Ghost Town building #1 rear view

Rancho Cucamonga ghost town structure #1 front view

Built for F.L. Graves 1934


Structure #2 is about 1/8th of a mile south of structure #1 and has a similar fireplace.  However this structure has a rather large foundation, and another structure made of cinder-block a few feet away.

Ghost town structure #2 in Rancho Cucamonga hills


The third structure (no pictures) was about 1/8th of a mile east of structure #1 and was nothing more than pieces of a foundation and a wall up against the side of the hill.  There was also the remains of a rusted-out car about 100 feet to the south on what looks like was once a road.  There was not enough left of the car for me to figure out what model or year it was, but it looked like it could have been a station wagon from the 1960's or 1970's.
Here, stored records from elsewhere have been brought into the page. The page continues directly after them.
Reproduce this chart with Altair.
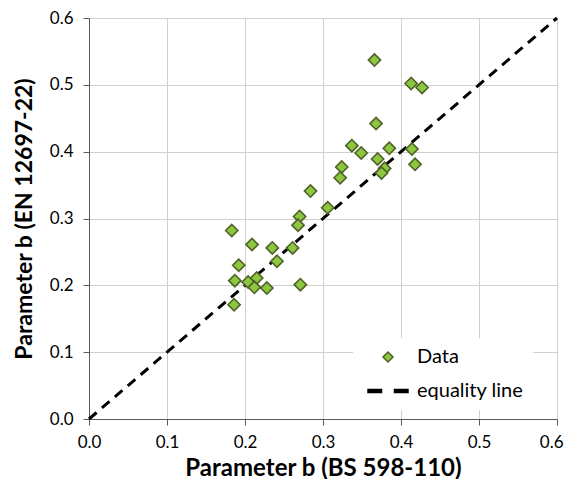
import altair as alt
import pandas as pd

bs_598 = [0.366, 0.413, 0.427, 0.368, 0.337, 0.349, 0.385, 0.414, 0.370, 0.418,
          0.379, 0.375, 0.324, 0.322, 0.284, 0.306, 0.270, 0.268, 0.183, 0.209,
          0.235, 0.261, 0.241, 0.192, 0.187, 0.204, 0.215, 0.212, 0.228, 0.271,
          0.186]
en_12697 = [0.537, 0.502, 0.496, 0.442, 0.409, 0.398, 0.405, 0.404, 0.389, 0.381,
            0.375, 0.368, 0.377, 0.361, 0.341, 0.316, 0.303, 0.290, 0.282, 0.261,
            0.256, 0.256, 0.236, 0.230, 0.207, 0.205, 0.211, 0.197, 0.196, 0.201,
            0.171]
eq_x = [0.0, 0.6]
eq_y = [0.0, 0.6]
series_names = ["Data", "equality line"]
ticks = [0.0, 0.1, 0.2, 0.3, 0.4, 0.5, 0.6]

pts = pd.DataFrame({"x": bs_598, "y": en_12697, "series": series_names[0]})
eq = pd.DataFrame({"x": eq_x, "y": eq_y})

FONT = "Lato"
xsc = alt.Scale(domain=[0, 0.6], nice=False)
ysc = alt.Scale(domain=[0, 0.6], nice=False)

xax = alt.Axis(values=ticks, format=".1f", title="Parameter b (BS 598-110)",
               labelPadding=9, titlePadding=6, titleFontSize=24,
               labelAlign=alt.condition("datum.value >= 0.59", alt.value("right"), alt.value("center")),
               labelOffset=alt.condition("datum.value >= 0.59", alt.value(6), alt.value(0)))
yax = alt.Axis(values=ticks, format=".1f", title="Parameter b (EN 12697-22)",
               labelPadding=10, titlePadding=13, titleFontSize=23)

dash_path = "M-4,-0.3H-1.3V0.3H-4Z M1.3,-0.3H4V0.3H1.3Z"

line = alt.Chart(eq).mark_line(color="black", strokeWidth=3, strokeDash=[10, 7]).encode(
    x=alt.X("x:Q", scale=xsc, axis=xax),
    y=alt.Y("y:Q", scale=ysc, axis=yax),
)

legend = alt.Legend(title=None, orient="none", legendX=264, legendY=320,
                    fillColor="white", padding=9, rowPadding=14,
                    symbolSize=100, symbolOffset=16, labelOffset=19, labelFontSize=20,
                    labelFont=FONT, labelColor="black", symbolStrokeWidth=1.5)

points = alt.Chart(pts).mark_point(filled=True, size=150, strokeWidth=1.6, opacity=1).encode(
    x=alt.X("x:Q", scale=xsc, axis=xax),
    y=alt.Y("y:Q", scale=ysc, axis=yax),
    shape=alt.Shape("series:N", scale=alt.Scale(domain=series_names, range=["diamond", dash_path]), legend=legend),
    fill=alt.Fill("series:N", scale=alt.Scale(domain=series_names, range=["#8DC63F", "#000000"]), legend=legend),
    stroke=alt.Stroke("series:N", scale=alt.Scale(domain=series_names, range=["#4F6228", "#000000"]), legend=legend),
)

chart = alt.layer(line, points).properties(
    width=468, height=401,
    autosize=alt.AutoSizeParams(type="none"),
    padding={"left": 81, "top": 10, "right": 7, "bottom": 60},
).configure_view(stroke=None).configure_axis(
    grid=True, gridColor="#D0D0D0", gridWidth=1,
    domainColor="#595959", tickColor="#595959", tickSize=6,
    labelFont=FONT, labelFontSize=17, labelColor="black",
    labelFlush=False,
    titleFont=FONT, titleFontWeight="bold", titleColor="black",
)

chart.save("out.html", embed_options={"renderer": "svg", "actions": False})
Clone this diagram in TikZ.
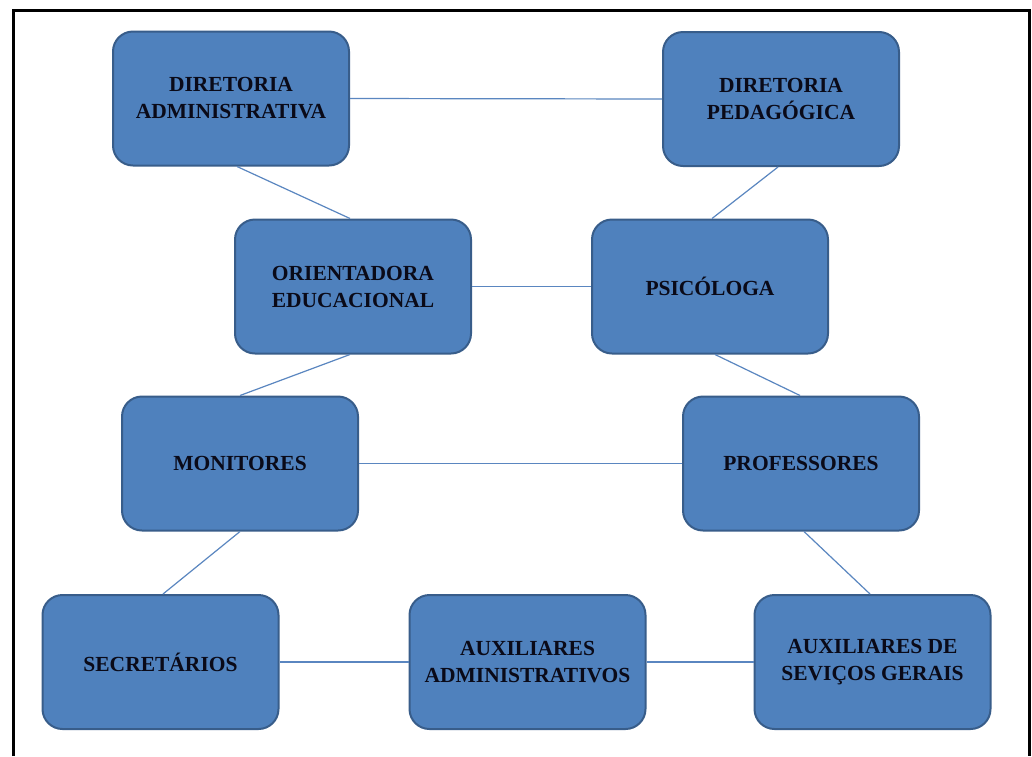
\documentclass[tikz,border=0pt]{standalone}
\usepackage{fontspec}
\setmainfont{Liberation Serif}
\definecolor{boxfill}{HTML}{4F81BD}
\definecolor{boxline}{HTML}{385D8A}
\definecolor{conn}{HTML}{5A86C0}
\definecolor{txt}{HTML}{0A0A18}
\begin{document}
\begin{tikzpicture}[x=1pt,y=-1pt,
  orgbox/.style={rectangle, rounded corners=20pt, fill=boxfill, draw=boxline, line width=2pt,
    minimum width=236pt, minimum height=134pt, inner sep=0pt, align=center,
    font=\fontsize{21.5}{27}\selectfont\bfseries, text=txt},
  link/.style={draw=conn, line width=1.2pt}]
\useasboundingbox (0,0) rectangle (1032,756);
\fill[white] (0,0) rectangle (1032,756);
\draw[line width=3pt] (13,756) -- (13,10) -- (1029,10) -- (1029,756);

\node[orgbox] (DA) at (231,98.5) {DIRETORIA\\ADMINISTRATIVA};
\node[orgbox] (DP) at (781,99) {DIRETORIA\\PEDAGÓGICA};
\node[orgbox] (OE) at (353,286.5) {ORIENTADORA\\EDUCACIONAL};
\node[orgbox] (PS) at (710,286.5) {PSICÓLOGA};
\node[orgbox] (MO) at (240,463.5) {MONITORES};
\node[orgbox] (PR) at (801,463.5) {PROFESSORES};
\node[orgbox] (SE) at (160.5,662) {SECRETÁRIOS};
\node[orgbox] (AA) at (527.5,662) {AUXILIARES\\ADMINISTRATIVOS};
\node[orgbox] (AS) at (872.5,662) {AUXILIARES DE\\SEVIÇOS GERAIS};

\path[link] (DA.east) -- (DP.west);
\path[link] ([xshift=6pt]DA.south) -- ([xshift=-3pt]OE.north);
\path[link] ([xshift=-3pt]DP.south) -- ([xshift=2pt]PS.north);
\path[link] (OE.east) -- (PS.west);
\path[link] ([xshift=-3pt]OE.south) -- (MO.north);
\path[link] ([xshift=5pt]PS.south) -- ([xshift=-1pt]PR.north);
\path[link] (MO.east) -- (PR.west);
\path[link] (MO.south) -- ([xshift=2.5pt]SE.north);
\path[link] ([xshift=3pt]PR.south) -- ([xshift=-2.5pt]AS.north);
\path[link] (SE.east) -- (AA.west);
\path[link] (AA.east) -- (AS.west);
\end{tikzpicture}
\end{document}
I didn't see structure #4 while I was there and only discovered it while writing this post.  You can click on the satellite image to get a Google Map of the exact location. (Lat & Lon: 34.171173, -117.559163)

Rancho Cucamonga ghost town map view


There also appears to be a whole string of other structures (not shown on the map) just to the south that I plan on exploring next.


If anyone has any information about what these buildings might be or who "F.L. Graves" was, please post a comment.



I was just there Monday! (look what I found: CCC Stone Carving !) and was planning to go back today (i walk up there most days).. I'll try to get up tomorrow to survey the damage..

Glad to see the stone monument is still there. I've wondered about it many times over the years. I'm certain the area has survived fire before, but it's timing is crazy. I'm wondering if that wasn't what the cops had an issue with on Sunday - fire danger. They were at the bottom parking area, and the middle parking area in the housing tract, on the concrete wash East of the one you mentioned. I had planned to ride in via mountain bike from Haven Ave, along the pole line road, which would be almost flat ground traveling West to East and back, but now I see it will pay to wait until fall or winter.
The only plus will be the loss of any excess vegetation around the old camp if anyone has a good metal detector

I once saw a fact giving plaque up there next to one of the stone chimney remnants that said it was the remains of a house built for Chaffey Garcia and was the first house west of the Mississippi with hydroelectricity in the US. Also, up the Day Creek wash area (about a mile north of the east/west fire road is the remains of an old water treatment/facility. I love the history of this area but I am so disappointed in the damage visitors make.

This was an old California conservation corp camp. There was an old circle drive area with a boulder with a plaque telling about it and the person who was in. Charge of it.

I was up there yesterday for a couple of hours with a good metal detector. It's the first time I'd seen any of the ruins so I spent more time exploring than detecting. I came across two separate guys going up while coming back down the hill who saw my detector and asked if I found anything up there. The area is loaded with bullets, shell casings, bottle caps, nails, etc. If there is anything interesting in the ground, which I'm sure there is considering the time the camp was active, it's beneath a blanket of junk metal. I may go back to detect again soon, now that I've seen the entire site. If anyone else finds anything interesting, post it up!

I was one of those guys (shorts, backpack & walking stick)!
Did you check around what I think was the campfire area, a hundred yards or so from the biggest standing chimney, in the ring of trees ?

Ha! I had a feeling it may have been someone from this conversation! Cool. Nice meeting you. I did go to the ring of trees and found the monument. At that point I had hit a few other points of interest fairly heavily so I only detected for a few minutes near the trees. There were a lot of shell casings and bottle caps so I stopped, wanting to conserve some energy for the other buildings up there. I'll look a little more thoroughly now that I've had a chance to explore. Hopefully this week.

A friend and I came across this Camp about 25 yrs ago while riding our ATC's. Naturally we stopped and explored. There is a large rock with the engraving of the name of the Officer that was in charge and the year 1930+ and other writing on it (I can't remember). I do know it was a California Conservation Corps Camp. There are several concrete pads where the billets or tent structures that the men lived in set. I also remember a rock lined wading pool that was made so the men could cool off during the summer. I'm glad it was rediscovered! I will definitely have to hike back up there and visit the location again.

This looks like the old ranger station. This was active still when we moved from etiwanda in 79.

I came across this thread because I was looking into the source and story behind a stack of love letters I found in my Mother's belongings after she died. There is a series of letters from a young man named Howard Winkle who was "stationed" at this camp in May-August of 1940. He does describe conditions there a bit...but with these physical descriptions I plan to go back through his letters and see if any specific location sounds familiar or is referenced by him.